Okay, has this ever happened to you? You open the refrigerator, take a look inside and see a pint of heavy cream that will be out of date in a few days, and you have no idea how you’re going to use it. Yeah, us, too. One of the hazards of scratchin’, we guess. So, what did you do?

We just thought, “what uses a lot of cream? Well, pots de crème, of course.” With a name that literally means pots of cream, this dessert is bound to use a whole lot of cream, and, if there’s some left over, we can always make up a small batch of home-scratched sour cream or crème fraîche, right? That we can use pretty much anywhere.
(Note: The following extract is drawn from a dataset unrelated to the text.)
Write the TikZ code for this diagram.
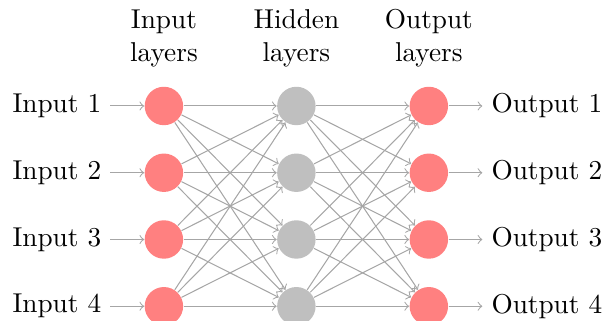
\documentclass[tikz,border=0pt]{standalone}
\usetikzlibrary{positioning}

\begin{document}
\begin{tikzpicture}[node distance=25.7pt, font=\fontsize{10.5pt}{12.6pt}\selectfont]
        \tikzstyle{neuron}=[circle,minimum size=14.8pt,inner sep=0pt]
        \tikzstyle{input neuron}=[neuron,fill=red!50]
        \tikzstyle{hidden neuron}=[neuron,fill=gray!50]
        \tikzstyle{output neuron}=[neuron,fill=red!50]
        \tikzstyle{link}=[->,draw=gray!70]
        \tikzstyle{heading}=[align=center]

        \useasboundingbox (-63.1pt,-82.4pt) rectangle (170.2pt,40.8pt);

        % input layer
        \node[input neuron] (in1) {};
        \node[input neuron, below of=in1] (in2) {};
        \node[input neuron, below of=in2] (in3) {};
        \node[input neuron, below of=in3] (in4) {};

        % hidden layer
        \node[hidden neuron, right of=in1, node distance=51pt] (hid1) {};
        \node[hidden neuron, below of=hid1] (hid2) {};
        \node[hidden neuron, below of=hid2] (hid3) {};
        \node[hidden neuron, below of=hid3] (hid4) {};

        % output layer
        \node[output neuron, right of=hid1, node distance=51pt] (out1) {};
        \node[output neuron, below of=out1] (out2) {};
        \node[output neuron, below of=out2] (out3) {};
        \node[output neuron, below of=out3] (out4) {};

        % headings
        \node[heading, above=4pt of in1] (head-in) {Input\\layers};
        \node[heading, above=4pt of hid1] (head-hid) {Hidden\\layers};
        \node[heading, above=4pt of out1] (head-out) {Output\\layers};

        \foreach \i in {1,...,4} {
            \node[left=13pt of in\i] (x\i) {Input \i};
            \node[right=13pt of out\i] (y\i) {Output \i};
            \draw[link] (x\i) -- (in\i);
            \draw[link] (out\i) -- (y\i);
        }

        \foreach \i in {1,...,4}
            \foreach \j in {1,...,4} {
                \draw[link] (in\i) -- (hid\j);
                \draw[link] (hid\i) -- (out\j);
            }
    \end{tikzpicture}
\end{document}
For the recipe, we hit the ‘net and found a recipe that came from Bouchon, by Thomas Keller, figuring that, as with every other recipe of his we’ve tried, it would be a winner. We did divide the recipe in half, so, for those people who use a scale, we’ve provided the measurements by weight as well as by volume.

Chocolate Pots de Crème

Yield: 4 (4-ounce) servings

Chocolate Pots de Crème


  • 1 1/4 cup (300 g) heavy cream
  • 1/3 cup (80 g) milk
  • 4 1/2 Tbs (55 g) sugar, divided
  • 1/2 vanilla bean
  • 3 egg yolks
  • 3 ounces (90 g) dark chocolate, finely chopped

Abbreviated Instructions

In a medium saucepan over medium-low heat, combine heavy cream, milk, and 2 1/2 Tbs (30 g) sugar. Split and scrape vanilla bean into mixture. Heat, stirring often, until sugar is dissolved and hot to the touch, about 15 minutes. Remove from heat, cover, and let steep for an hour.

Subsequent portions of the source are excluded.